「狙われた帝都」帝都物語 近大さんの映画レビュー(感想・評価)
狙われた帝都
千年の昔から平将門の怨念宿る帝都・東京。
将門の霊を目覚めさせ、帝都壊滅を目論む謎の魔人、加藤。
加藤の魔の手から帝都を守ろうと闘う人々…。
荒俣宏の小説を映画化した1988年の作品。
特撮SF、陰陽道や魔術を散りばめた伝奇、ホラー、ミステリー、明治末期から昭和初期のロマン溢れる時代を舞台にした大河要素…。
個人的にそそられるジャンルや要素がてんこ盛り。
関東大震災などの実録事件や当時の実在の著名人も絡め、史実と空想の、スケール大きいエンターテイメント。
しかし残念ながら、傑作にはなり損ねた。
ストーリーがいまいち分かり難い。
大長編小説の1~4巻を2時間強に収めるのには無理があったようだ。
本来ならもっと各々エピソードは広がり、数多い当時人物も深く描かれている筈が、相当はしょられ、巧く纏まっているとは言い難いのは原作未読でも感じてしまう。
それでも本作は、鬼才・実相寺昭雄監督の手腕あってこそ。
『ウルトラマン』『ウルトラセブン』などで特撮に造詣深く、江戸川乱歩の怪奇ミステリーも手掛け、本作の監督適任者に実相寺を置いてそうは居ない。
奇っ怪でありながら何処か魅力的な、独特の世界を創り上げた。
関東大震災シーンはほんの一瞬だが、崩壊した東京のミニチュア・セットは本作の特撮最大の見せ場。
H・R・ギーガーのデザインによる魔物などのクリーチャー、当時の最新のSFXを駆使した妖術なども見物。
明治末期、大正、昭和初期を再現した木村威夫によるこだわりの美術やオープン・セットは見事の一言に尽きる。
多用されているクラシック音楽も作品にマッチ。
そうそうたる名優、当時の人気俳優揃い踏み。
中でも、加藤と対する巫女・原田美枝子の凛とした美しさが光る。
だけど何と言ってもキャストでは、
嶋田久作!
嶋田久作=加藤、加藤=嶋田久作というくらいのハマり役!
今やベテラン俳優の嶋田久作だが、この時ほぼ無名の新人。
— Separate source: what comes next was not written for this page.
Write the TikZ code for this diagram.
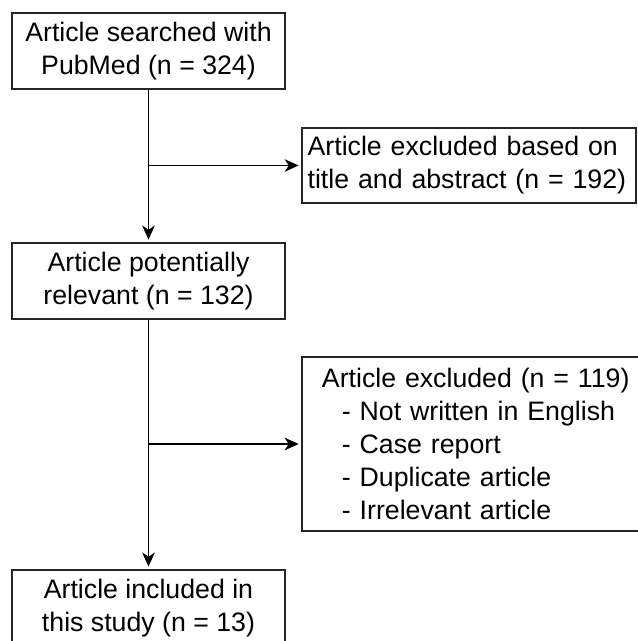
\documentclass[tikz,border=0pt]{standalone}
\usepackage{fontspec}
\setmainfont{Liberation Sans}
\usetikzlibrary{arrows.meta,calc,positioning}

\tikzset{
  flowbox/.style={draw=black!85, line width=0.8pt, fill=white, inner sep=0pt,
    font=\fontsize{19}{23.5}\selectfont},
  mainbox/.style={flowbox, align=center, minimum width=194.2pt, minimum height=54.1pt},
  sidebox/.style={flowbox, align=left},
  flowline/.style={line width=0.75pt, black},
  flowarrow/.style={flowline, -{Stealth[length=10pt,width=9pt,inset=3pt]}, shorten >=2pt}
}

\begin{document}
\begin{tikzpicture}[x=0.7114pt,y=-0.7114pt]
		\useasboundingbox (0,0) rectangle (638,641);
		\node[mainbox] (search) at (148.5,51) {Article searched with\\PubMed (n = 324)};
		\node[sidebox, text width=229.6pt, inner xsep=4pt, minimum height=53.4pt] (excltitle) at (469,165.5)
			{Article excluded based on\\title and abstract (n = 192)};
		\node[mainbox] (relevant) at (148.5,281) {Article potentially\\relevant (n = 132)};
		\node[sidebox, text width=219.2pt, inner xsep=14.2pt, minimum height=123.8pt] (exclfull) at (476,444)
			{Article excluded (n = 119)\\
			\hspace*{14.2pt}- Not written in English\\
			\hspace*{14.2pt}- Case report\\
			\hspace*{14.2pt}- Duplicate article\\
			\hspace*{14.2pt}- Irrelevant article};
		\node[mainbox] (included) at (148.5,608) {Article included in\\this study (n = 13)};
		% connectors
		\draw[flowarrow] (search.south) -- (relevant.north);
		\draw[flowarrow] (search.south |- excltitle.west) -- (excltitle.west);
		\draw[flowarrow] (relevant.south) -- (included.north);
		\draw[flowarrow] (relevant.south |- exclfull.west) -- (exclfull.west);
		\end{tikzpicture}
\end{document}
それでこの圧倒的存在感、強烈インパクトは恐るべし…!
嶋田久作の怪演と共に、魔人・加藤は邦画屈指の名悪役!
総じて、
ストーリー的には今一つ。アクションのキレやスリルの盛り上がりは欠け、テンポも鈍い。所々チープでもある。
が、実相寺監督の演出と作風、嶋田久作の怪演がそれらを補い、個人的には嫌いじゃない。
人々が未来へ夢と希望を持ち、東京が栄え続ける限り、加藤の野望は襲い来る。
…しかし、ご安心下さい。このお話は、架空の東京の物語なのです。
え? 何故ですって?
現実の東京は今、加藤に狙われる以前に、崩壊しているようなものですから。